**EXERCISE**
Give back the full listing, character for character, with no pictures.
+ + + + +
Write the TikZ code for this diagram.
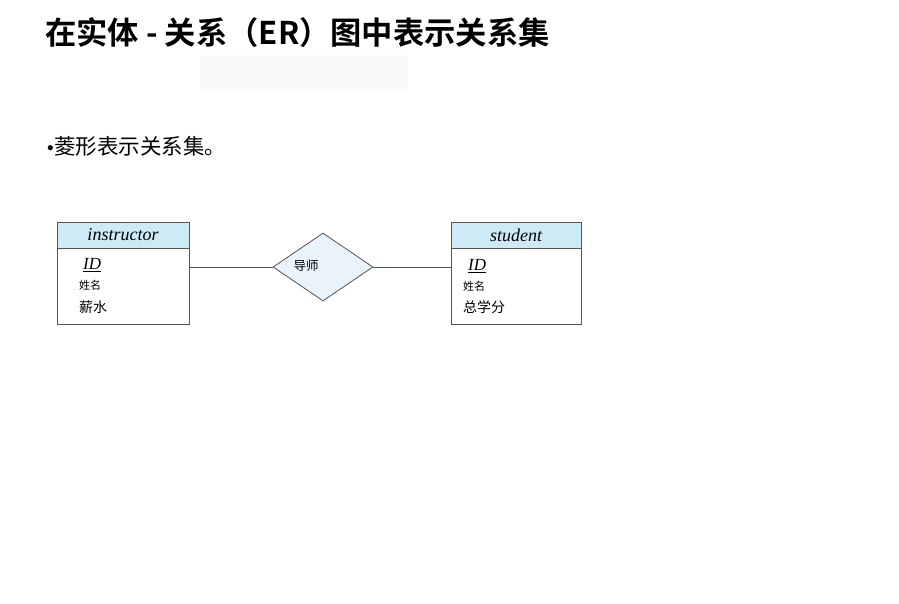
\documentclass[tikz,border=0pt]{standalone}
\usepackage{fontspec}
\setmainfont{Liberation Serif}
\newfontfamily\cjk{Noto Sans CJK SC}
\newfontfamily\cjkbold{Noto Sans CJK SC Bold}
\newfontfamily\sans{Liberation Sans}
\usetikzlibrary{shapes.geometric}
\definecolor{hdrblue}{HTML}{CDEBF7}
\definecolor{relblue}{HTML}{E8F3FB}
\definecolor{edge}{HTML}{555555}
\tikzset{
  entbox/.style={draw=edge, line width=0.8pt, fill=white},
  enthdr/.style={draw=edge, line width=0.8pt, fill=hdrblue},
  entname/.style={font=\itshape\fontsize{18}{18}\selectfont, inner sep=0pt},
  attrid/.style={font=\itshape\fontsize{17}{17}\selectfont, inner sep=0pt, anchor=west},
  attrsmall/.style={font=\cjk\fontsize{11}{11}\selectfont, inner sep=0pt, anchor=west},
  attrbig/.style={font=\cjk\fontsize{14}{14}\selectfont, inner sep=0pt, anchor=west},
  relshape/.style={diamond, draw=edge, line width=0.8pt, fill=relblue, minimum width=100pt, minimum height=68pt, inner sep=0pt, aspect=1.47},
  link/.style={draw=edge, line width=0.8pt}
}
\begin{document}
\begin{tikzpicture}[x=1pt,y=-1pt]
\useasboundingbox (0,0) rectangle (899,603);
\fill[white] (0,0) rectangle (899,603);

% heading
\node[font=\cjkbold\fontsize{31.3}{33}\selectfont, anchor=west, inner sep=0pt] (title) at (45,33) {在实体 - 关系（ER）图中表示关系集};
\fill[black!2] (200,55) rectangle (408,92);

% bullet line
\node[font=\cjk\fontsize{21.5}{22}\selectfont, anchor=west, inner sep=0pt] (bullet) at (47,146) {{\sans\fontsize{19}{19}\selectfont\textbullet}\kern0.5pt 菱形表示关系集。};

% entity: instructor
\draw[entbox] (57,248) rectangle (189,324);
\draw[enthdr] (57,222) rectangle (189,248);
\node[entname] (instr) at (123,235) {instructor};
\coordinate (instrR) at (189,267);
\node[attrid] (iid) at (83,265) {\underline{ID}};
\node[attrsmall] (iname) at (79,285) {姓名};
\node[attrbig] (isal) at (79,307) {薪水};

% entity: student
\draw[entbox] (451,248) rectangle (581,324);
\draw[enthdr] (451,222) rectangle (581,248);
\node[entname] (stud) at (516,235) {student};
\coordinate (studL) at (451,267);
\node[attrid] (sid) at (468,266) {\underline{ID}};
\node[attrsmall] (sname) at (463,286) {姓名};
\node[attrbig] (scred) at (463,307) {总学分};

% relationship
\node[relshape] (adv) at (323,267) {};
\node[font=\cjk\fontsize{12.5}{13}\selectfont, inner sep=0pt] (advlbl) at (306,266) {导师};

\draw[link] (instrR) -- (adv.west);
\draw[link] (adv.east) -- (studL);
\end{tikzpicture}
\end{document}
+ + + + +
**PROBLEM SOLUTION**
Write the TikZ code for this diagram.
\documentclass[tikz,border=0pt]{standalone}
\usepackage{fontspec}
\setmainfont{Liberation Serif}
\newfontfamily\cjk{Noto Sans CJK SC}
\newfontfamily\cjkbold{Noto Sans CJK SC Bold}
\newfontfamily\sans{Liberation Sans}
\usetikzlibrary{shapes.geometric}
\definecolor{hdrblue}{HTML}{CDEBF7}
\definecolor{relblue}{HTML}{E8F3FB}
\definecolor{edge}{HTML}{555555}
\tikzset{
  entbox/.style={draw=edge, line width=0.8pt, fill=white},
  enthdr/.style={draw=edge, line width=0.8pt, fill=hdrblue},
  entname/.style={font=\itshape\fontsize{18}{18}\selectfont, inner sep=0pt},
  attrid/.style={font=\itshape\fontsize{17}{17}\selectfont, inner sep=0pt, anchor=west},
  attrsmall/.style={font=\cjk\fontsize{11}{11}\selectfont, inner sep=0pt, anchor=west},
  attrbig/.style={font=\cjk\fontsize{14}{14}\selectfont, inner sep=0pt, anchor=west},
  relshape/.style={diamond, draw=edge, line width=0.8pt, fill=relblue, minimum width=100pt, minimum height=68pt, inner sep=0pt, aspect=1.47},
  link/.style={draw=edge, line width=0.8pt}
}
\begin{document}
\begin{tikzpicture}[x=1pt,y=-1pt]
\useasboundingbox (0,0) rectangle (899,603);
\fill[white] (0,0) rectangle (899,603);

% heading
\node[font=\cjkbold\fontsize{31.3}{33}\selectfont, anchor=west, inner sep=0pt] (title) at (45,33) {在实体 - 关系（ER）图中表示关系集};
\fill[black!2] (200,55) rectangle (408,92);

% bullet line
\node[font=\cjk\fontsize{21.5}{22}\selectfont, anchor=west, inner sep=0pt] (bullet) at (47,146) {{\sans\fontsize{19}{19}\selectfont\textbullet}\kern0.5pt 菱形表示关系集。};

% entity: instructor
\draw[entbox] (57,248) rectangle (189,324);
\draw[enthdr] (57,222) rectangle (189,248);
\node[entname] (instr) at (123,235) {instructor};
\coordinate (instrR) at (189,267);
\node[attrid] (iid) at (83,265) {\underline{ID}};
\node[attrsmall] (iname) at (79,285) {姓名};
\node[attrbig] (isal) at (79,307) {薪水};

% entity: student
\draw[entbox] (451,248) rectangle (581,324);
\draw[enthdr] (451,222) rectangle (581,248);
\node[entname] (stud) at (516,235) {student};
\coordinate (studL) at (451,267);
\node[attrid] (sid) at (468,266) {\underline{ID}};
\node[attrsmall] (sname) at (463,286) {姓名};
\node[attrbig] (scred) at (463,307) {总学分};

% relationship
\node[relshape] (adv) at (323,267) {};
\node[font=\cjk\fontsize{12.5}{13}\selectfont, inner sep=0pt] (advlbl) at (306,266) {导师};

\draw[link] (instrR) -- (adv.west);
\draw[link] (adv.east) -- (studL);
\end{tikzpicture}
\end{document}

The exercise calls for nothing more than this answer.